### Goal of the exercise
Reproduce exactly the lines below, from the first one through the line containing "svc.south) -- (svc);", and omit any pictures.

═══ Data ═══

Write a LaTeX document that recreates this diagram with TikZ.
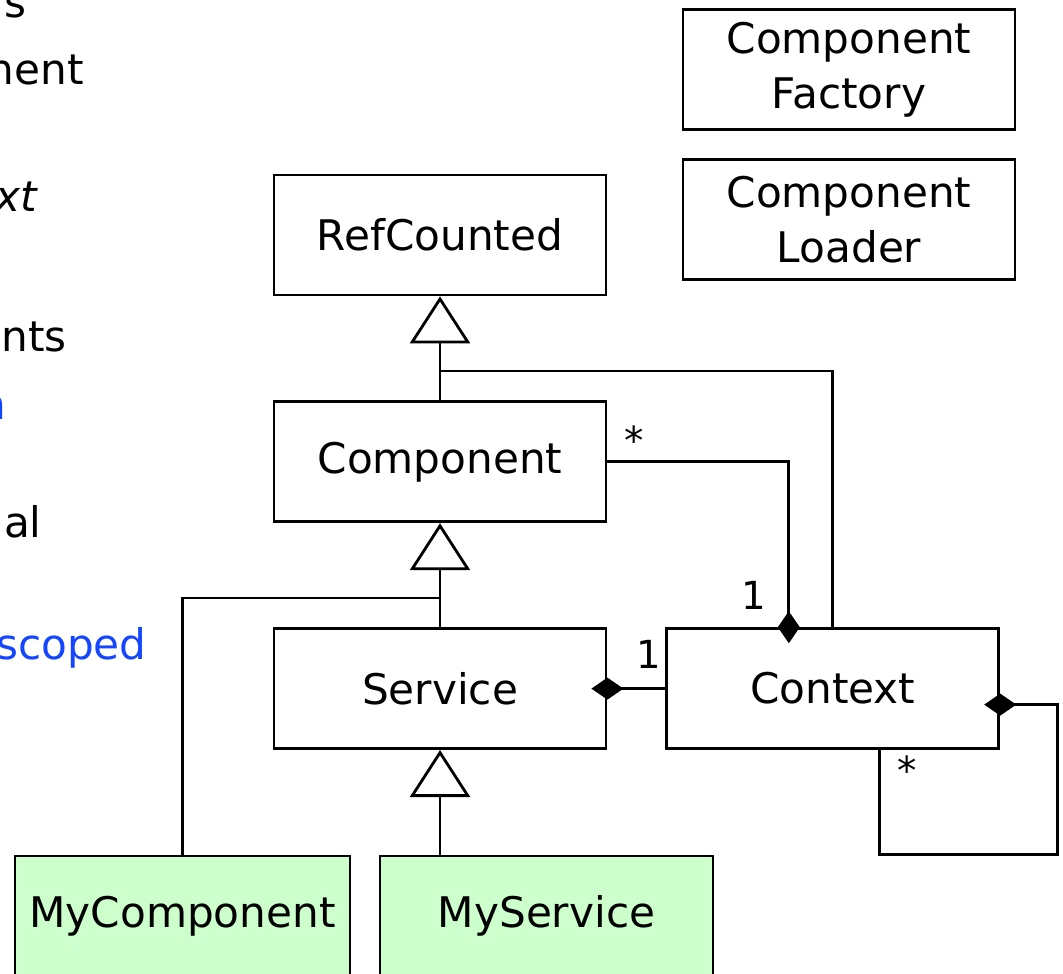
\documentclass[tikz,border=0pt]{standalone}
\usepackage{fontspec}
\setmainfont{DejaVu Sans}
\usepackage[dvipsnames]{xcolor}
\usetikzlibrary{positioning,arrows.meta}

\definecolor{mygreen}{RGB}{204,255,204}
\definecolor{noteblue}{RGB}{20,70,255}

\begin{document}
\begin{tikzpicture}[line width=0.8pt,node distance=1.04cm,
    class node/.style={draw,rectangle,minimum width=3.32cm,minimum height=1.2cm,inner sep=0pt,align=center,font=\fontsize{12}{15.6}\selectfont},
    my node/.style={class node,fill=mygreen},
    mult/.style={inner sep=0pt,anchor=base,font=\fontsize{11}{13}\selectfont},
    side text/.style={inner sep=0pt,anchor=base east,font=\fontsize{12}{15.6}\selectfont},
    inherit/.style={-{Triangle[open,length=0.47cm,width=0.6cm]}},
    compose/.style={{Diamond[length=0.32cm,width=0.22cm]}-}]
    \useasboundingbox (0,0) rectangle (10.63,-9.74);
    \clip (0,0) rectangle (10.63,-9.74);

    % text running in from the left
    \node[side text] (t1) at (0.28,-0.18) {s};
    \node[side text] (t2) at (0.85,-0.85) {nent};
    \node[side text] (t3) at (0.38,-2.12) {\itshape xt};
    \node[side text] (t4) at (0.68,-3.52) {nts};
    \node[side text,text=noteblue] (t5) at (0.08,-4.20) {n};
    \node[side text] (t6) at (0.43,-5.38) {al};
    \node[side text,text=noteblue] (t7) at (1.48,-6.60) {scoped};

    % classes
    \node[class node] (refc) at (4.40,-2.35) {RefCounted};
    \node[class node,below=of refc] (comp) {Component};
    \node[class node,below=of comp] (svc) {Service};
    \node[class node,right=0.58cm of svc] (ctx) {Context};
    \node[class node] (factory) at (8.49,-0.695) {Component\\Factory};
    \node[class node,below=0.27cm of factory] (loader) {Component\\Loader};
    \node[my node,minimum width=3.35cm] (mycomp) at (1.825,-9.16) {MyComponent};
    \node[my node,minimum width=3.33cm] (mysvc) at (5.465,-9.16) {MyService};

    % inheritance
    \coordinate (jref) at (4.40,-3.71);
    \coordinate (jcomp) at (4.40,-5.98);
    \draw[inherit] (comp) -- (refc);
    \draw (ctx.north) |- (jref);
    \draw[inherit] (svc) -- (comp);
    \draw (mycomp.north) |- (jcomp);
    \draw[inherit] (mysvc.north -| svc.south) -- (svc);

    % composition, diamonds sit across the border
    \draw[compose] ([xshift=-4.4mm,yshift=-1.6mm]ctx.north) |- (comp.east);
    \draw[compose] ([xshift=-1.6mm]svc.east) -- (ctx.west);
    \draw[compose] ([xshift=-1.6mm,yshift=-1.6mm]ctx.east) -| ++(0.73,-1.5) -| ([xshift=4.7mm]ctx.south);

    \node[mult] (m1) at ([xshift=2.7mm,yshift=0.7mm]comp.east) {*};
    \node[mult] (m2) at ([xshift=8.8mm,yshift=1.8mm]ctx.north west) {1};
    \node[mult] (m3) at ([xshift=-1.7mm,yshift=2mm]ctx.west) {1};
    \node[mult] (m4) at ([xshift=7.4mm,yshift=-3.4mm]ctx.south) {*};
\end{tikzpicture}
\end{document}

═══

### Exercise solution
Write a LaTeX document that recreates this diagram with TikZ.
\documentclass[tikz,border=0pt]{standalone}
\usepackage{fontspec}
\setmainfont{DejaVu Sans}
\usepackage[dvipsnames]{xcolor}
\usetikzlibrary{positioning,arrows.meta}

\definecolor{mygreen}{RGB}{204,255,204}
\definecolor{noteblue}{RGB}{20,70,255}

\begin{document}
\begin{tikzpicture}[line width=0.8pt,node distance=1.04cm,
    class node/.style={draw,rectangle,minimum width=3.32cm,minimum height=1.2cm,inner sep=0pt,align=center,font=\fontsize{12}{15.6}\selectfont},
    my node/.style={class node,fill=mygreen},
    mult/.style={inner sep=0pt,anchor=base,font=\fontsize{11}{13}\selectfont},
    side text/.style={inner sep=0pt,anchor=base east,font=\fontsize{12}{15.6}\selectfont},
    inherit/.style={-{Triangle[open,length=0.47cm,width=0.6cm]}},
    compose/.style={{Diamond[length=0.32cm,width=0.22cm]}-}]
    \useasboundingbox (0,0) rectangle (10.63,-9.74);
    \clip (0,0) rectangle (10.63,-9.74);

    % text running in from the left
    \node[side text] (t1) at (0.28,-0.18) {s};
    \node[side text] (t2) at (0.85,-0.85) {nent};
    \node[side text] (t3) at (0.38,-2.12) {\itshape xt};
    \node[side text] (t4) at (0.68,-3.52) {nts};
    \node[side text,text=noteblue] (t5) at (0.08,-4.20) {n};
    \node[side text] (t6) at (0.43,-5.38) {al};
    \node[side text,text=noteblue] (t7) at (1.48,-6.60) {scoped};

    % classes
    \node[class node] (refc) at (4.40,-2.35) {RefCounted};
    \node[class node,below=of refc] (comp) {Component};
    \node[class node,below=of comp] (svc) {Service};
    \node[class node,right=0.58cm of svc] (ctx) {Context};
    \node[class node] (factory) at (8.49,-0.695) {Component\\Factory};
    \node[class node,below=0.27cm of factory] (loader) {Component\\Loader};
    \node[my node,minimum width=3.35cm] (mycomp) at (1.825,-9.16) {MyComponent};
    \node[my node,minimum width=3.33cm] (mysvc) at (5.465,-9.16) {MyService};

    % inheritance
    \coordinate (jref) at (4.40,-3.71);
    \coordinate (jcomp) at (4.40,-5.98);
    \draw[inherit] (comp) -- (refc);
    \draw (ctx.north) |- (jref);
    \draw[inherit] (svc) -- (comp);
    \draw (mycomp.north) |- (jcomp);
    \draw[inherit] (mysvc.north -| svc.south) -- (svc);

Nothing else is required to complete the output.